I’m at the school for a committee meeting and realize it’s nearly lunchtime so decide to sneak down to the cafeteria to say hello to the boys. I’m glad to see the first graders since A. is the only one thrilled to see me at school these days.
His face breaks into a smile when I approach the long cafeteria table. He scoots over to make room. I slip my legs over the bench and slide in next to him.
I like to think I know all my kids’ friends but don’t recognize the blond sitting directly beside him.
“Hi!” I say. “What’s your name?”
A. jumps in to answer before the boy responds.
“He’s new. First day. Told him to sit next to me at lunch.” Mr. Business.
“That was really nice,” I smile. “And play at lunch recess, too?”
A. nods his head enthusiastically to indicate “duh, of course.”
I sit and talk for a few minutes until the monitors indicate that everyone needs to clear out for the next grade arriving for lunch. “Have fun!” I say to the new boy before leaning in and whispering into A.’s ear, “I’m very proud of you.” He grins his toothless grin and skips out to join his new friend at recess.
The first graders gone, the fourth graders file in.
“He’s over there!” my oldest’s friends yell and point to a long table on the far end of the lunchroom. I spy him just as he makes a show of ducking beneath the tabletop.
I have one simple request. If you see me at school helping out and I wave, have the courtesy to acknowledge me and wave back.
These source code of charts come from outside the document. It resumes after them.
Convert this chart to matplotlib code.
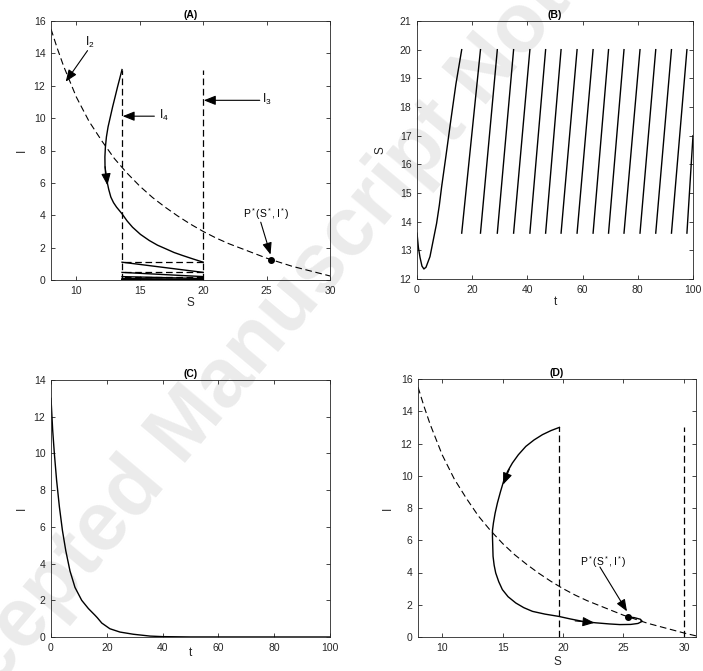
import matplotlib
matplotlib.use('Agg')
import matplotlib.pyplot as plt

plt.rcParams['font.family'] = ['Liberation Sans', 'DejaVu Sans']
plt.rcParams['mathtext.fontset'] = 'custom'
plt.rcParams['mathtext.rm'] = 'Liberation Sans'
plt.rcParams['mathtext.it'] = 'Liberation Sans'
plt.rcParams['lines.scale_dashes'] = False

# ---------------- data ----------------
# dashed isocline I = f(S)
null_S = [8, 8.5, 9, 10, 11, 12, 13, 14, 15, 16, 17, 18, 19, 20, 21, 22, 23, 24, 25, 26, 27, 28, 29, 30, 31]
null_I = [15.5, 14.3, 13.2, 11.3, 9.8, 8.6, 7.5, 6.6, 5.8, 5.1, 4.5, 3.95, 3.45, 3.0, 2.6, 2.25, 1.95,
          1.65, 1.35, 1.1, 0.85, 0.65, 0.45, 0.25, 0.07]
# equilibrium P*
eq_S, eq_I = 25.35, 1.26
I0 = 13.0

# Panel A: impulsive control, thresholds
A_S_low, A_S_high = 13.6, 20.0
trajA_S = [13.6, 13.42, 13.25, 13.05, 12.86, 12.68, 12.5, 12.37, 12.29, 12.25, 12.26, 12.31, 12.4, 12.55,
           12.72, 12.93, 13.17, 13.6, 14.0, 14.43, 15.05, 15.75, 16.4, 17.07, 17.7, 18.39, 19.2, 20.0]
trajA_I = [13.0, 12.45, 11.94, 11.3, 10.7, 10.08, 9.46, 8.84, 8.22, 7.6, 6.98, 6.55, 6.16, 5.6,
           5.12, 4.78, 4.5, 4.09, 3.65, 3.26, 2.82, 2.44, 2.15, 1.92, 1.7, 1.51, 1.3, 1.1]
pulseA_I = [1.1, 0.47, 0.21, 0.09, 0.04, 0.018, 0.008, 0.0035, 0.0015, 0.0007, 0.0003, 0.00013, 0.00006, 0.00003, 0.00001]

# Panel B: S(t)
tB0 = [0, 0.5, 1.1, 1.8, 2.5, 3.26, 4.7, 5.9, 7.1, 8.1, 8.9, 10.5, 12.2, 14.1, 16.2]
SB0 = [13.6, 13.1, 12.75, 12.45, 12.35, 12.41, 12.78, 13.36, 13.94, 14.58, 15.2, 16.3, 17.5, 18.8, 20.0]
pulse_t = [16.2, 23.0, 29.1, 35.0, 40.9, 46.6, 52.2, 58.0, 63.8, 69.4, 75.0, 80.8, 86.5, 92.2, 97.8]
t_end, S_end = 100.0, 17.0

# Panel C: I(t)
tC = [0, 0.6, 1.2, 2.0, 3.0, 4.1, 5.3, 6.8, 8.6, 11.0, 13.4, 15.8, 16.6, 18.2, 21.1, 24.7, 29.5, 35.5, 40, 50, 100]
IC = [13.0, 11.27, 10.0, 8.55, 7.1, 5.8, 4.7, 3.6, 2.7, 2.0, 1.55, 1.18, 1.05, 0.76, 0.45, 0.27, 0.15, 0.05, 0.02, 0.003, 0.0]

# Panel D
D_S_low, D_S_high = 19.7, 30.0
trajD_S = [19.7, 19.0, 18.3, 17.6, 16.92, 16.3, 15.81, 15.42, 15.12, 14.82, 14.57, 14.38, 14.24, 14.16, 14.16,
           14.21, 14.3, 14.43, 14.68, 14.98, 15.45, 16.09, 16.75, 17.47, 18.5, 19.63,
           20.6, 21.62, 22.7, 23.83, 24.7, 25.6, 26.2, 26.55, 26.4, 25.9, 25.35]
trajD_I = [13.0, 12.8, 12.55, 12.22, 11.82, 11.3, 10.79, 10.28, 9.76, 9.0, 8.31, 7.68, 7.07, 6.6, 6.24,
           5.0, 4.45, 3.97, 3.43, 2.94, 2.5, 2.11, 1.82, 1.59, 1.42, 1.28,
           1.12, 0.97, 0.88, 0.81, 0.77, 0.78, 0.84, 0.97, 1.1, 1.2, 1.25]

# ---------------- figure ----------------
W, H = 703, 671
fig = plt.figure(figsize=(W / 100, H / 100), dpi=100)

def add_ax(l, r, t, b):
    return fig.add_axes([l / W, 1 - b / H, (r - l) / W, (b - t) / H])

axA = add_ax(51, 330, 21, 280)
axB = add_ax(417, 693, 21, 279)
axC = add_ax(51, 330, 380, 637)
axD = add_ax(418, 696, 379, 637)

GRAY = '#262626'
LW = 1.0
DASH = (0, (4.8, 2.6))

def style(ax, xlim, ylim, xticks, yticks, title, xlabel, ylabel, xl_y, yl_x):
    ax.set_xlim(xlim)
    ax.set_ylim(ylim)
    ax.set_xticks(xticks)
    ax.set_yticks(yticks)
    ax.tick_params(direction='in', top=True, right=True, length=3, width=0.6,
                   labelsize=7.5, colors=GRAY, pad=4)
    for s in ax.spines.values():
        s.set_color(GRAY)
        s.set_linewidth(0.6)
    ax.set_title(title, fontsize=7.5, fontweight='bold', pad=2.5)
    ax.set_xlabel(xlabel, fontsize=8.5, va='center', color=GRAY)
    ax.xaxis.set_label_coords(0.5, xl_y)
    ax.set_ylabel(ylabel, fontsize=8.5, va='center', color=GRAY)
    ax.yaxis.set_label_coords(yl_x, 0.5)
    ax.patch.set_alpha(0)

def arrow(ax, tail, tip, ms=13):
    ax.annotate('', xy=tip, xytext=tail,
                arrowprops=dict(arrowstyle='-|>,head_length=0.55,head_width=0.22',
                                color='k', lw=0.8, mutation_scale=ms, shrinkA=0, shrinkB=0))

# ---- Panel A ----
axA.plot(null_S, null_I, color='k', lw=0.8, ls=DASH)
axA.plot([A_S_low, A_S_low], [0, I0], color='k', lw=0.9, ls=DASH)
axA.plot([A_S_high, A_S_high], [0, I0], color='k', lw=0.9, ls=DASH)
axA.plot(trajA_S, trajA_I, color='k', lw=LW)
for k in range(len(pulseA_I)):
    axA.plot([A_S_high, A_S_low], [pulseA_I[k], pulseA_I[k]], color='k', lw=0.9, ls=DASH)
    if k + 1 < len(pulseA_I):
        axA.plot([A_S_low, A_S_high], [pulseA_I[k], pulseA_I[k + 1]], color='k', lw=LW)
axA.plot([eq_S], [eq_I], 'o', color='k', ms=4)
arrow(axA, (12.27, 7.0), (12.45, 5.85))
arrow(axA, (10.88, 14.17), (9.16, 12.25))
arrow(axA, (16.15, 10.12), (13.65, 10.12))
arrow(axA, (24.46, 11.1), (20.05, 11.1))
arrow(axA, (24.54, 3.57), (25.31, 1.57))
axA.text(10.7, 14.65, r'$\mathregular{I_2}$', fontsize=8.5, ha='left', va='center')
axA.text(16.55, 10.15, r'$\mathregular{I_4}$', fontsize=8.5, ha='left', va='center')
axA.text(24.6, 11.15, r'$\mathregular{I_3}$', fontsize=8.5, ha='left', va='center')
axA.text(24.95, 4.1, r'$\mathregular{P^*(S^*,I^*)}$', fontsize=7.5, ha='center', va='center')
style(axA, (8, 30), (0, 16), [10, 15, 20, 25, 30], range(0, 17, 2), '(A)', 'S', 'I', -0.09, -0.105)

# ---- Panel B ----
axB.plot(tB0, SB0, color='k', lw=LW)
for k in range(len(pulse_t) - 1):
    axB.plot([pulse_t[k], pulse_t[k + 1]], [A_S_low, A_S_high], color='k', lw=LW)
axB.plot([pulse_t[-1], t_end], [A_S_low, S_end], color='k', lw=LW)
style(axB, (0, 100), (12, 21), range(0, 101, 20), range(12, 22), '(B)', 't', 'S', -0.09, -0.134)

# ---- Panel C ----
axC.plot(tC, IC, color='k', lw=LW)
style(axC, (0, 100), (0, 14), range(0, 101, 20), range(0, 15, 2), '(C)', 't', 'I', -0.062, -0.105)

# ---- Panel D ----
axD.plot(null_S, null_I, color='k', lw=0.8, ls=DASH)
axD.plot([D_S_low, D_S_low], [0, I0], color='k', lw=0.9, ls=DASH)
axD.plot([D_S_high, D_S_high], [0, I0], color='k', lw=0.9, ls=DASH)
axD.plot(trajD_S, trajD_I, color='k', lw=LW)
axD.plot([eq_S], [eq_I], 'o', color='k', ms=4)
arrow(axD, (15.55, 10.4), (15.04, 9.45))
arrow(axD, (21.0, 1.0), (22.6, 0.88))
arrow(axD, (23.05, 4.34), (25.29, 1.59))
axD.text(23.3, 4.65, r'$\mathregular{P^*(S^*,I^*)}$', fontsize=7.5, ha='center', va='center')
style(axD, (8, 31), (0, 16), [10, 15, 20, 25, 30], range(0, 17, 2), '(D)', 'S', 'I', -0.097, -0.107)

# watermark
fig.text(-74 / W, 1 - 772 / H, 'Accepted Manuscript Not Copyedited', fontsize=60, fontweight='bold',
         color='#ebebeb', rotation=50, rotation_mode='anchor', ha='left', va='baseline', zorder=-1)

fig.savefig('out.png', dpi=100)
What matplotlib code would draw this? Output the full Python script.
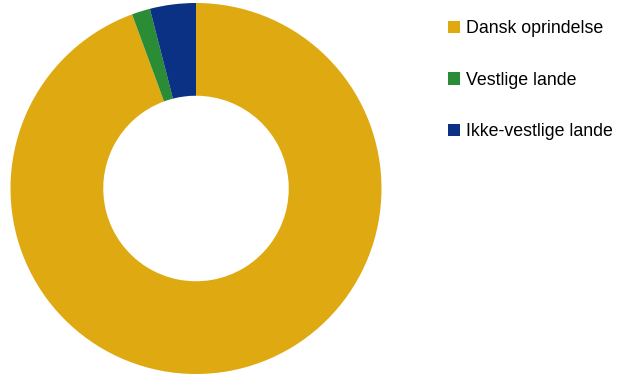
#!/usr/bin/env python3
import matplotlib
matplotlib.use("Agg")
import matplotlib.pyplot as plt
from matplotlib.patches import Patch

# --- Data ---
labels = ["Dansk oprindelse", "Vestlige lande", "Ikke-vestlige lande"]
shares = [94.4, 1.6, 4.0]
colors = ["#DFA911", "#2A8C34", "#0A3183"]

plt.rcParams["font.family"] = ["Liberation Sans", "DejaVu Sans"]

fig = plt.figure(figsize=(6.27, 3.74), dpi=100)

# donut occupies a square of ~371 px at the left
ax = fig.add_axes([10.5 / 627, 0.0, 371 / 627, 371 / 374])
ax.pie(
    shares,
    colors=colors,
    startangle=90,
    counterclock=False,
    radius=1.0,
    wedgeprops=dict(width=0.5, linewidth=0),
)
ax.set_xlim(-1, 1)
ax.set_ylim(-1, 1)
ax.set_aspect("equal")
ax.axis("off")

handles = [Patch(facecolor=c, edgecolor="none") for c in colors]
fig.legend(
    handles,
    labels,
    loc="upper left",
    bbox_to_anchor=(448 / 627, 1 - 20 / 374),
    frameon=False,
    fontsize=12.8,
    handlelength=0.7,
    handleheight=0.7,
    handletextpad=0.3,
    labelspacing=1.95,
    borderaxespad=0,
    borderpad=0,
)

fig.savefig("out.png", dpi=100)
If you don’t (because mom is too uncool for school) there will be consequences.
I hide behind one of a half dozen columns and wait. And wait.
He thinks he’s in the clear. He goes wide. Then I attack.
I jump from behind the column, wave crazy jazz hands, and let out a “Booga, Booga!” I. nearly drops his lunch tray. His friends roll with laughter.
Even if he won’t admit it, he loves the attention, smiles and rolls his eyes. I can tell he’s pleased.
I stride the two steps towards him, wrap my arms around him and shower him with kisses in a I-am-way-too-old-for-this-and-my-mom-is-trying-to-ruin-my-life way. He attempts to wiggle away but with my arms around him and his arms around his tray, he’s trapped.
I give him one last smooch and release my grip. He joins his friends and runs to recess.
I know. Embarrassing your kids at school doesn’t qualify as kind, but gosh it’s fun.